The 4th Massachusetts was summoned for active service on April 15, 1861, in response to President Lincoln's call for 75,000 troops to put down the insurrection in the southern states. Despite the various companies being dispersed over a large area of southeastern Massachusetts, the regiment was present for duty in Boston on the evening of April 16 and were barracked that night in Faneuil Hall. There the unit was quickly outfitted with Springfield muskets, new overcoats, knapsacks and haversacks to replace their old gear and smoothbore muskets. They were among the first Massachusetts regiments to report for service and were the very first to depart Boston on April 17. Due to these facts, the unit became one of the six Massachusetts regiments collectively nicknamed "the Minutemen of '61," in reference to the Minutemen who turned out in April 1775 during the Battles of Lexington and Concord.

The regiment arrived via the steamship State of Maine at Fortress Monroe, a Union foothold on the Virginia coast, in the morning of April 20, 1861. The fort was then held only by a small garrison of Regular Army troops. The 4th Massachusetts were the first volunteers to reinforce Fortress Monroe as well as the first to set foot on seceded territory of the Confederacy. Virginia voted to secede just three days earlier. For more than a month, the regiment conducted uneventful garrison duty at Fortress Monroe as additional Union regiments arrived.

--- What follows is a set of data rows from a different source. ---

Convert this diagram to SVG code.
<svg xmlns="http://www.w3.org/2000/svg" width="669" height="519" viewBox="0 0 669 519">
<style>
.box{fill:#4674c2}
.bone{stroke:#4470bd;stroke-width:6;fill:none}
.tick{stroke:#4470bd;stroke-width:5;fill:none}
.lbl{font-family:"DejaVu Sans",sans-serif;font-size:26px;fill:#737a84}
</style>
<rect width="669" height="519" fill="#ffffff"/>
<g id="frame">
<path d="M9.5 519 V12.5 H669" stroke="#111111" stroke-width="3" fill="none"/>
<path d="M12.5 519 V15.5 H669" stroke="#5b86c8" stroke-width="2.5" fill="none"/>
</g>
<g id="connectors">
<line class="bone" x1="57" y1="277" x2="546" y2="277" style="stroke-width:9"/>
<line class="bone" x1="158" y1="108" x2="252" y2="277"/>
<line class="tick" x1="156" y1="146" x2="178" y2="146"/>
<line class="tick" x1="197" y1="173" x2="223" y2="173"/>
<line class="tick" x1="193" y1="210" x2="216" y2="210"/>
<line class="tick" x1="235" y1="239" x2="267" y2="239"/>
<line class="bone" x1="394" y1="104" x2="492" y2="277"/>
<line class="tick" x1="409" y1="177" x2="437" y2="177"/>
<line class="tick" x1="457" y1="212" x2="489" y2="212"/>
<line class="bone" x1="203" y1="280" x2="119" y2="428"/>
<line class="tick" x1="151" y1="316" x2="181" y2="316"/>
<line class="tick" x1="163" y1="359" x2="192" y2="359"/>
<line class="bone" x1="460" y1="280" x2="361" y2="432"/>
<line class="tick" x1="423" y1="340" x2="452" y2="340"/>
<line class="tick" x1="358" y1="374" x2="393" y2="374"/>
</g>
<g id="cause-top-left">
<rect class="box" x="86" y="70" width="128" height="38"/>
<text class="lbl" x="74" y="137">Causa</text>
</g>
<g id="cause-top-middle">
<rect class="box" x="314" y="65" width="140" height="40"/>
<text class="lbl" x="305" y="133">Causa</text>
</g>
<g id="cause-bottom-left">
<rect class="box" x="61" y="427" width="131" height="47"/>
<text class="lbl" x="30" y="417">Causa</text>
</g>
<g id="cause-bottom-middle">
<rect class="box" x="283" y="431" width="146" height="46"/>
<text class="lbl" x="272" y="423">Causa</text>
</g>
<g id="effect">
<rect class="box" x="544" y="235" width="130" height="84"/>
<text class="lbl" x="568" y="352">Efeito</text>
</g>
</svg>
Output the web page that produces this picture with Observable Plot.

On May 27, 1861, the 4th Massachusetts was ordered by Major General Benjamin Butler, then in command of Union troops on the Virginia coast, to occupy newly constructed fortifications at Newport News. These fortifications came to be known as Camp Butler. At Camp Butler for the next two weeks, the 4th Massachusetts worked on expanding and improving fortifications, conducted guard duty and occasional light scouting expeditions.

On June 19, 1861, five companies of the 4th Massachusetts under the command of Major Horace O. Wittemore (consisting of about 300 men) were ordered to join several other regiments in an expedition to attack the Confederate position at Big Bethel, about 12 miles from Newport News. The Union regiments were made up of inexperienced volunteers and during the night march to Big Bethel, two New York regiments fired on one another, mistakenly believing they were firing on Confederates. Even after this debacle, which caused great disorder among many of his troops, the Union officer in command of the expedition, Brigadier General Ebenezer W. Pierce, decided to proceed with the attack. The 4th Massachusetts detachment was not involved in the friendly fire incident and was assigned to attack the Confederate left flank. They were in the process of executing these orders when Pierce ordered a retreat. The 4th Massachusetts had one man killed and two wounded.

After the Battle of Big Bethel, the 4th Massachusetts took up camp in Hampton and remained there until the end of their term. On July 15, 1861, they boarded a steamship for Boston and arrived there on July 18. The regiment was mustered out on July 22, 1861.

==9 months term==
The regiment was again activated for federal service following Lincoln's call in August 1862 for 300,000 troops to serve for nine months. The 4th Massachusetts reported to Camp Joe Hooker in Lakeville, Massachusetts, and was mustered in on September 23, 1862. The regiment at this time was composed of newly recruited companies and was virtually a different regiment, in terms of its roster, than the original 90 day incarnation. During this term, the regiment was commanded by Col. Henry Walker. The unit did not leave Camp Hooker until December 27 when it headed for New York en route to Louisiana.

On June 30, 1863, the unit continued to report unanimously on duty despite the term of enlistment expiring. By July 9 they had entered Port Hudson, Louisiana, at its surrender. On August 4, 1863, the unit embarked on a return to Massachusetts. They were mustered out on at Camp Joe Hooker August 28, 1863, by Lieutenant Daniel Madden.